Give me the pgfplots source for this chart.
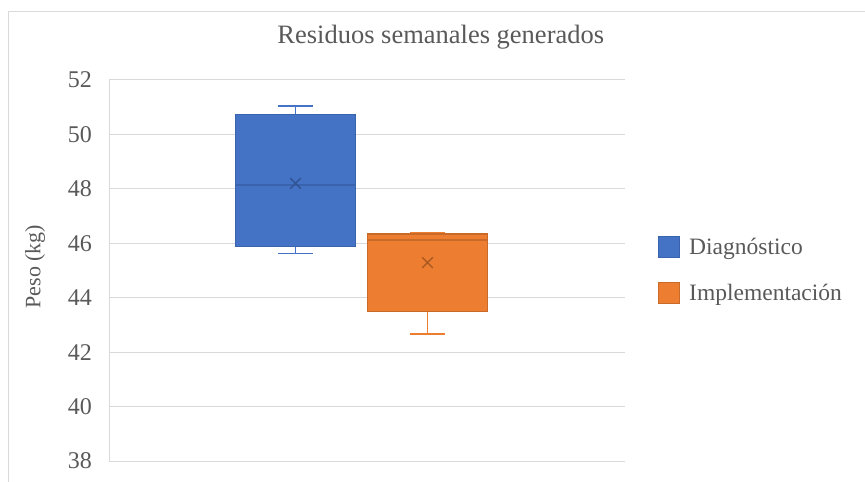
\documentclass[border=0pt]{standalone}
\usepackage{pgfplots}
\pgfplotsset{compat=1.18}
\usepackage{fontspec}
\setmainfont{Liberation Serif}
\definecolor{txt}{HTML}{595959}
\definecolor{grd}{HTML}{D9D9D9}
\definecolor{diag}{HTML}{4472C4}
\definecolor{diagd}{HTML}{3A63AE}
\definecolor{impl}{HTML}{ED7D31}
\definecolor{impld}{HTML}{C96A28}
\begin{document}
\begin{tikzpicture}[x=1pt,y=1pt]
% chart frame
\draw[grd, line width=1pt] (8.5,470.5) -- (900,470.5);
\draw[grd, line width=1pt] (8.5,470.5) -- (8.5,-20);
\begin{axis}[
  at={(109pt,21pt)}, anchor=south west,
  scale only axis, width=516pt, height=381pt,
  xmin=0, xmax=516, ymin=38, ymax=52,
  ytick={38,40,...,52}, xtick=\empty,
  axis x line=none, axis y line*=left,
  y axis line style={grd, line width=1pt, -},
  ymajorgrids, major grid style={grd, line width=1pt},
  tick style={draw=none},
  unbounded coords=jump,
  yticklabel={\fontsize{24}{26}\selectfont\pgfmathprintnumber[assume math mode=true]{\tick}},
  yticklabel style={text=txt, inner sep=0pt, xshift=-17pt},
  ylabel={Peso (kg)},
  ylabel style={font=\fontsize{22}{24}\selectfont, text=txt, at={(axis description cs:-0.143,0.51)}, anchor=center},
  title={Residuos semanales generados},
  title style={font=\fontsize{26.5}{28}\selectfont, text=txt, at={(axis description cs:0.643,1)}, anchor=base, yshift=30pt},
  legend style={draw=none, fill=none, at={(axis description cs:1.064,0.501)}, anchor=west,
    font=\fontsize{23.5}{25}\selectfont, text=txt, row sep=24pt, inner sep=0pt,
    /tikz/every odd column/.append style={column sep=7pt}},
  legend cell align=left,
  legend image code/.code={\draw[#1, line width=1pt] (0pt,-10.5pt) rectangle (21pt,10.5pt);},
]
% Diagnóstico: whiskers 45.62 / 51.04, quartiles 45.875 / 50.74, median 48.14, mean 48.2
\addplot[forget plot, draw=diag, line width=1.6pt] coordinates {
  (186.5,50.74) (186.5,51.04) (nan,nan) (169,51.04) (204,51.04) (nan,nan)
  (186.5,45.875) (186.5,45.62) (nan,nan) (169,45.62) (204,45.62)};
\addplot[forget plot, draw=diagd, fill=diag, line width=1.4pt] coordinates {
  (126.5,45.875) (246.5,45.875) (246.5,50.74) (126.5,50.74) (126.5,45.875)};
\addplot[forget plot, draw=diagd, line width=1.4pt] coordinates {(126.5,48.14) (246.5,48.14)};
\addplot[forget plot, only marks, mark=x, mark size=7.5, draw=diagd!85!black, line width=1.4pt] coordinates {(186.5,48.2)};
% Implementación: whiskers 42.67 / 46.38, quartiles 43.49 / 46.34, median 46.12, mean 45.29
\addplot[forget plot, draw=impl, line width=1.6pt] coordinates {
  (318.5,46.34) (318.5,46.38) (nan,nan) (301,46.38) (336,46.38) (nan,nan)
  (318.5,43.49) (318.5,42.67) (nan,nan) (301,42.67) (336,42.67)};
\addplot[forget plot, draw=impld, fill=impl, line width=1.4pt] coordinates {
  (258.5,43.49) (378.5,43.49) (378.5,46.34) (258.5,46.34) (258.5,43.49)};
\addplot[forget plot, draw=impld, line width=1.4pt] coordinates {(258.5,46.12) (378.5,46.12)};
\addplot[forget plot, only marks, mark=x, mark size=7.5, draw=impld!85!black, line width=1.4pt] coordinates {(318.5,45.29)};
\addlegendimage{draw=diagd, fill=diag}
\addlegendentry{Diagnóstico}
\addlegendimage{draw=impld, fill=impl}
\addlegendentry{Implementación}
\end{axis}
\pgfresetboundingbox
\useasboundingbox (0,0) rectangle (865,482);
\end{tikzpicture}
\end{document}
#####
Your instructions: Reproduce the full listing faithfully, but do not carry over any pictures.

Output:
Give me the pgfplots source for this chart.
\documentclass[border=0pt]{standalone}
\usepackage{pgfplots}
\pgfplotsset{compat=1.18}
\usepackage{fontspec}
\setmainfont{Liberation Serif}
\definecolor{txt}{HTML}{595959}
\definecolor{grd}{HTML}{D9D9D9}
\definecolor{diag}{HTML}{4472C4}
\definecolor{diagd}{HTML}{3A63AE}
\definecolor{impl}{HTML}{ED7D31}
\definecolor{impld}{HTML}{C96A28}
\begin{document}
\begin{tikzpicture}[x=1pt,y=1pt]
% chart frame
\draw[grd, line width=1pt] (8.5,470.5) -- (900,470.5);
\draw[grd, line width=1pt] (8.5,470.5) -- (8.5,-20);
\begin{axis}[
  at={(109pt,21pt)}, anchor=south west,
  scale only axis, width=516pt, height=381pt,
  xmin=0, xmax=516, ymin=38, ymax=52,
  ytick={38,40,...,52}, xtick=\empty,
  axis x line=none, axis y line*=left,
  y axis line style={grd, line width=1pt, -},
  ymajorgrids, major grid style={grd, line width=1pt},
  tick style={draw=none},
  unbounded coords=jump,
  yticklabel={\fontsize{24}{26}\selectfont\pgfmathprintnumber[assume math mode=true]{\tick}},
  yticklabel style={text=txt, inner sep=0pt, xshift=-17pt},
  ylabel={Peso (kg)},
  ylabel style={font=\fontsize{22}{24}\selectfont, text=txt, at={(axis description cs:-0.143,0.51)}, anchor=center},
  title={Residuos semanales generados},
  title style={font=\fontsize{26.5}{28}\selectfont, text=txt, at={(axis description cs:0.643,1)}, anchor=base, yshift=30pt},
  legend style={draw=none, fill=none, at={(axis description cs:1.064,0.501)}, anchor=west,
    font=\fontsize{23.5}{25}\selectfont, text=txt, row sep=24pt, inner sep=0pt,
    /tikz/every odd column/.append style={column sep=7pt}},
  legend cell align=left,
  legend image code/.code={\draw[#1, line width=1pt] (0pt,-10.5pt) rectangle (21pt,10.5pt);},
]
% Diagnóstico: whiskers 45.62 / 51.04, quartiles 45.875 / 50.74, median 48.14, mean 48.2
\addplot[forget plot, draw=diag, line width=1.6pt] coordinates {
  (186.5,50.74) (186.5,51.04) (nan,nan) (169,51.04) (204,51.04) (nan,nan)
  (186.5,45.875) (186.5,45.62) (nan,nan) (169,45.62) (204,45.62)};
\addplot[forget plot, draw=diagd, fill=diag, line width=1.4pt] coordinates {
  (126.5,45.875) (246.5,45.875) (246.5,50.74) (126.5,50.74) (126.5,45.875)};
\addplot[forget plot, draw=diagd, line width=1.4pt] coordinates {(126.5,48.14) (246.5,48.14)};
\addplot[forget plot, only marks, mark=x, mark size=7.5, draw=diagd!85!black, line width=1.4pt] coordinates {(186.5,48.2)};
% Implementación: whiskers 42.67 / 46.38, quartiles 43.49 / 46.34, median 46.12, mean 45.29
\addplot[forget plot, draw=impl, line width=1.6pt] coordinates {
  (318.5,46.34) (318.5,46.38) (nan,nan) (301,46.38) (336,46.38) (nan,nan)
  (318.5,43.49) (318.5,42.67) (nan,nan) (301,42.67) (336,42.67)};
\addplot[forget plot, draw=impld, fill=impl, line width=1.4pt] coordinates {
  (258.5,43.49) (378.5,43.49) (378.5,46.34) (258.5,46.34) (258.5,43.49)};
\addplot[forget plot, draw=impld, line width=1.4pt] coordinates {(258.5,46.12) (378.5,46.12)};
\addplot[forget plot, only marks, mark=x, mark size=7.5, draw=impld!85!black, line width=1.4pt] coordinates {(318.5,45.29)};
\addlegendimage{draw=diagd, fill=diag}
\addlegendentry{Diagnóstico}
\addlegendimage{draw=impld, fill=impl}
\addlegendentry{Implementación}
\end{axis}
\pgfresetboundingbox
\useasboundingbox (0,0) rectangle (865,482);
\end{tikzpicture}
\end{document}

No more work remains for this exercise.